Skip all pictures, then print the remaining material exactly.
## Start Provided data
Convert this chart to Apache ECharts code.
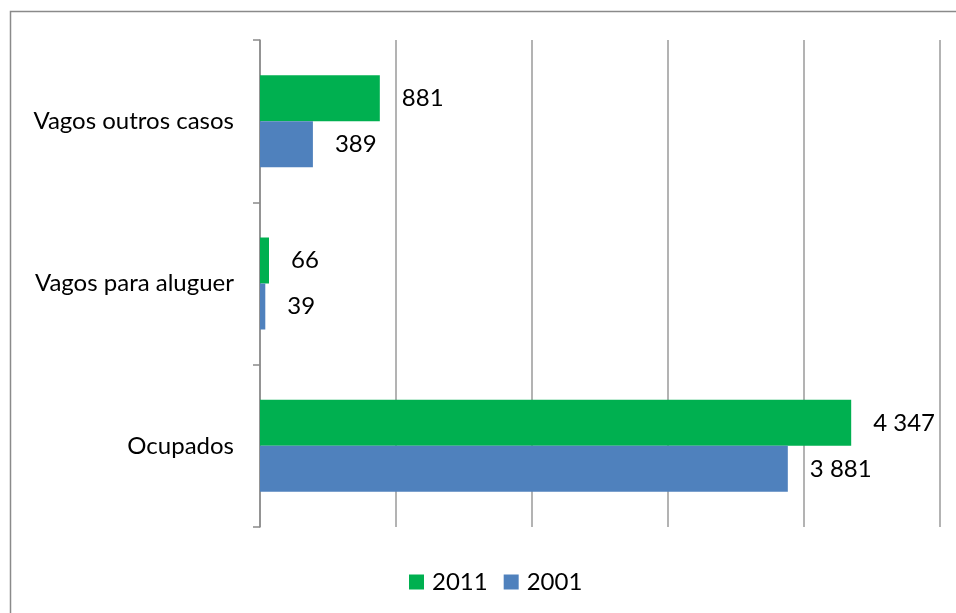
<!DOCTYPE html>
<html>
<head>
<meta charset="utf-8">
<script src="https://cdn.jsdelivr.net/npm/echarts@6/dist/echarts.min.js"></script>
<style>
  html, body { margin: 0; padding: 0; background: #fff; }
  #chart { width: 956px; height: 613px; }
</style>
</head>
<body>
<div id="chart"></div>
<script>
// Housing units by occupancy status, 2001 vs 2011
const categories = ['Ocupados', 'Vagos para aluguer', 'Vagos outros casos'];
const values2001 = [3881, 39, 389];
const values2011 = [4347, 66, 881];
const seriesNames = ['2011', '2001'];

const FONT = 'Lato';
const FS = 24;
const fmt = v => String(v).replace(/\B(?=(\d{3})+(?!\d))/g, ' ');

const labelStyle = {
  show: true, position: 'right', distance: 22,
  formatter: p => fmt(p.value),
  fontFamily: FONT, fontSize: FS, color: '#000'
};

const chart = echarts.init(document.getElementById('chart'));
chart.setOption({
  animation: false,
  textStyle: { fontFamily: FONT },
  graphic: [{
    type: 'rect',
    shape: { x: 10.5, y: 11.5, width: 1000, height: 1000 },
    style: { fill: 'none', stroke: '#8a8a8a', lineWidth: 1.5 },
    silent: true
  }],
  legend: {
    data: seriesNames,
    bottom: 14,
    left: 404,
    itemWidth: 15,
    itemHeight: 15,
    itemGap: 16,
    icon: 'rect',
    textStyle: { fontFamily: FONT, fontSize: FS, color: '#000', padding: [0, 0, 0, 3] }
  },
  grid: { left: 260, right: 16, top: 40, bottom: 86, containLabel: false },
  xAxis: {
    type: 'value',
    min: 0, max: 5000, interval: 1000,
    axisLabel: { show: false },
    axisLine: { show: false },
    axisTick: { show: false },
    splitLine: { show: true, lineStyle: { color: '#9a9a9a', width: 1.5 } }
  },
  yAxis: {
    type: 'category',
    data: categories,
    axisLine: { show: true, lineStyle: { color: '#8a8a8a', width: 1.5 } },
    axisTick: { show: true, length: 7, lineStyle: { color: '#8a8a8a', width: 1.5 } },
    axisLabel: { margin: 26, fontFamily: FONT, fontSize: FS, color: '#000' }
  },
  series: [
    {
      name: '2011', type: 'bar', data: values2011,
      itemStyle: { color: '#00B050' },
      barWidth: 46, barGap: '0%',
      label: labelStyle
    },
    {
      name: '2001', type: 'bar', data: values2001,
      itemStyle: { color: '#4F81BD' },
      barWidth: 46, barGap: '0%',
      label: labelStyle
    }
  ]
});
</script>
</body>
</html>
## End Provided data
◆ Final result ◆
Convert this chart to Apache ECharts code.
<!DOCTYPE html>
<html>
<head>
<meta charset="utf-8">
<script src="https://cdn.jsdelivr.net/npm/echarts@6/dist/echarts.min.js"></script>
<style>
  html, body { margin: 0; padding: 0; background: #fff; }
  #chart { width: 956px; height: 613px; }
</style>
</head>
<body>
<div id="chart"></div>
<script>
// Housing units by occupancy status, 2001 vs 2011
const categories = ['Ocupados', 'Vagos para aluguer', 'Vagos outros casos'];
const values2001 = [3881, 39, 389];
const values2011 = [4347, 66, 881];
const seriesNames = ['2011', '2001'];

const FONT = 'Lato';
const FS = 24;
const fmt = v => String(v).replace(/\B(?=(\d{3})+(?!\d))/g, ' ');

const labelStyle = {
  show: true, position: 'right', distance: 22,
  formatter: p => fmt(p.value),
  fontFamily: FONT, fontSize: FS, color: '#000'
};

const chart = echarts.init(document.getElementById('chart'));
chart.setOption({
  animation: false,
  textStyle: { fontFamily: FONT },
  graphic: [{
    type: 'rect',
    shape: { x: 10.5, y: 11.5, width: 1000, height: 1000 },
    style: { fill: 'none', stroke: '#8a8a8a', lineWidth: 1.5 },
    silent: true
  }],
  legend: {
    data: seriesNames,
    bottom: 14,
    left: 404,
    itemWidth: 15,
    itemHeight: 15,
    itemGap: 16,
    icon: 'rect',
    textStyle: { fontFamily: FONT, fontSize: FS, color: '#000', padding: [0, 0, 0, 3] }
  },
  grid: { left: 260, right: 16, top: 40, bottom: 86, containLabel: false },
  xAxis: {
    type: 'value',
    min: 0, max: 5000, interval: 1000,
    axisLabel: { show: false },
    axisLine: { show: false },
    axisTick: { show: false },
    splitLine: { show: true, lineStyle: { color: '#9a9a9a', width: 1.5 } }
  },
  yAxis: {
    type: 'category',
    data: categories,
    axisLine: { show: true, lineStyle: { color: '#8a8a8a', width: 1.5 } },
    axisTick: { show: true, length: 7, lineStyle: { color: '#8a8a8a', width: 1.5 } },
    axisLabel: { margin: 26, fontFamily: FONT, fontSize: FS, color: '#000' }
  },
  series: [
    {
      name: '2011', type: 'bar', data: values2011,
      itemStyle: { color: '#00B050' },
      barWidth: 46, barGap: '0%',
      label: labelStyle
    },
    {
      name: '2001', type: 'bar', data: values2001,
      itemStyle: { color: '#4F81BD' },
      barWidth: 46, barGap: '0%',
      label: labelStyle
    }
  ]
});
</script>
</body>
</html>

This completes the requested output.